Brief Career History

  • Department of Physics and Astronomy, University of Iowa

    Associate Professor

    • Teaching graduate level Plasma Physics.
    • Teaching High-Performance Computing to graduate students across the university.
    • Nonlinear gyrokinetic simulations of kinetic astrophysical turbulence, with application to the solar wind, accretion disks around compact objects, and the interstellar medium.
    • Analytical models of the turbulent cascade in kinetic plasmas and of the thermodynamics of the plasma species in the solar corona and solar wind.
    • Analysis of in situ measurements of the turbulence in the solar wind aimed at understanding its heating and acceleration.

    Spring 2013—present

  • Department of Physics and Astronomy, University of Iowa

    Assistant Professor

    • Teaching graduate level Plasma Physics.
    • Teaching High-Performance Computing to graduate students across the university.
    • Nonlinear gyrokinetic simulations of kinetic astrophysical turbulence, with application to the solar wind, accretion disks around compact objects, and the interstellar medium.
    • Analytical models of the turbulent cascade in kinetic plasmas and of the thermodynamics of the plasma species in the solar corona and solar wind.
    • Analysis of in situ measurements of the turbulence in the solar wind aimed at understanding its heating and acceleration.

    Fall 2008—Spring 2013

  • Department of Astronomy, UC Berkeley

    Visiting Assistant Professional Research Astronomer

    Mentor: Professor Eliot Quataert

    • Nonlinear gyrokinetic simulations of kinetic astrophysical turbulence, with application to the solar wind, accretion disks around compact objects, and the interstellar medium.
    • Analytical models of the turbulent cascade in kinetic plasmas and of the thermodynamics of the plasma species in the solar corona and solar wind.
    • Analysis of in situ measurements of the turbulence in the solar wind aimed at understanding its heating and acceleration.

    Fall 2004—Summer 2008

  • Plasma Theory Group, Department of Physics, UCLA

    Graduate Student

    Advisor: Professor Steven C. Cowley

    • Development of Gradient Particle Magnetohydrodynamics (GPM), a new algorithm for Lagrangian MHD simulation.
    • Development of a high-performace, parallel GPM code for the investigation of the origin and evolution of the Galactic magnetic field.
    • An analytical and numerical investigation of gravitational stability of a plasma in the presence of magnetic shear and shear flow.

    Spring 1999—Fall 2004

  • Plasma Physics Group, Department of Physics, Imperial College, London

    Visiting Graduate Student

    Advisor: Professor Steven C. Cowley

    • Development of Gradient Particle Magnetohydrodynamics (GPM), a new algorithm for Lagrangian MHD simulation.
    • Development of a high-performace, parallel GPM code for the investigation of the origin and evolution of the Galactic magnetic field.

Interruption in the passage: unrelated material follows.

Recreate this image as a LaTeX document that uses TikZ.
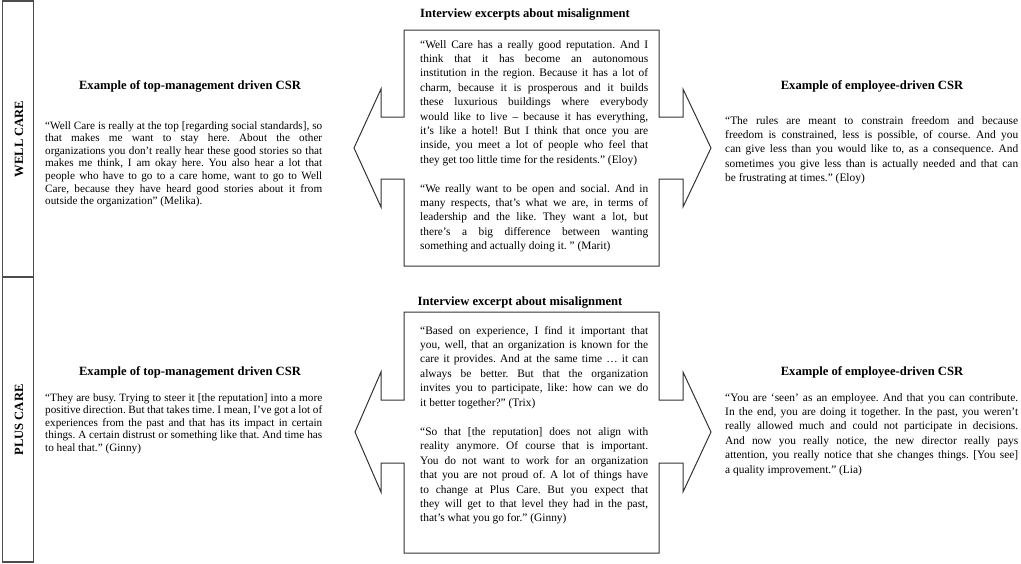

    Summer 2001—Summer 2003

  • Department of Physics, Occidental College

    Adjunct Instructor

    • Taught Physics 105—Light: An introductory course on optics, waves, relativity, and quantum mechanics.
    • Taught Physics 105—Light Laboratory: Standard optics laboratory experiments.

    Fall 2000

  • Plasma Physics Laboratory, Department of Physics, UCLA

    Graduate Student

    Advisor: Professor Alfred Y. Wong

    • Experimental research studying chlorofluorocarbon destruction through dissociative electron attachment using free electrons and negative ions under stratospheric and upper tropospheric conditions.

    Fall 1997—Spring 1999

  • Department of Physics, Occidental College

    Adjunct Instructor

    Mentor: Professor George Schmiedeshoff

    • Taught Physics 110—Mechanics: An introductory course on classical mechanics.
    • Taught Physics 110—Mechanics Laboratory: Experiments on classical mechanics.
    • Taught Physics 140—Light and Modern Physics Laboratory: Experiments on optics, waves, and nuclear physics.

    Fall 1996—Spring 1997

  • Research School of Earth Sciences, Victoria University of Wellington, New Zealand

    Rotary Ambassadorial Scholar

    Advisor: Professor Tim Stern

    • Performed field tests and analyzed the performance of a new high-resolution engineering seismograph for shallow seismic exploration.

    1995

  • Department of Applied Physics, California Institute of Technology

    Undergraduate Student Researcher

    Advisor: Professor Paul Bellan

    • Assisted in the group's plasma physics research developing spheromak injection as a means of refueling tokamak controlled fusion reactors.

    Winter 1993—Spring 1994

  • Department of Nuclear Engineering, University of Wisconsin

    National Undergraduate Fellow in Plasma Physics and Fusion Engineering

    Advisor: Professor Raymond Fonck

    • Developed and assembled the vacuum system for a small-aspect ratio tokamak.

    Summer 1993

  • Nuclear Science Division, Lawrence Berkeley Laboratory

    Summer Laboratory Co-op Student

    Advisor: Dr. Michael Nitschke

    • Performed nuclear physics research as part of an international collaboration for the development of a proposed radioactive nuclear beams facility, the IsoSpin Laboratory.
    • Wrote FORTRAN programs incorporating scientific codes, used them along with analysis tools to predict the properties of the system in order to improve design and performance, and prepared results for publication.

    Summer 1991, Summer 1992

  • Department of Physics, Occidental College

    Undergraduate Research Assistant

    Advisor: Professor John Essick

    • Developed FORTRAN routines for data acquisition and analysis for use in solid-state research characterizing the properties of amorphous silicon-carbon alloys.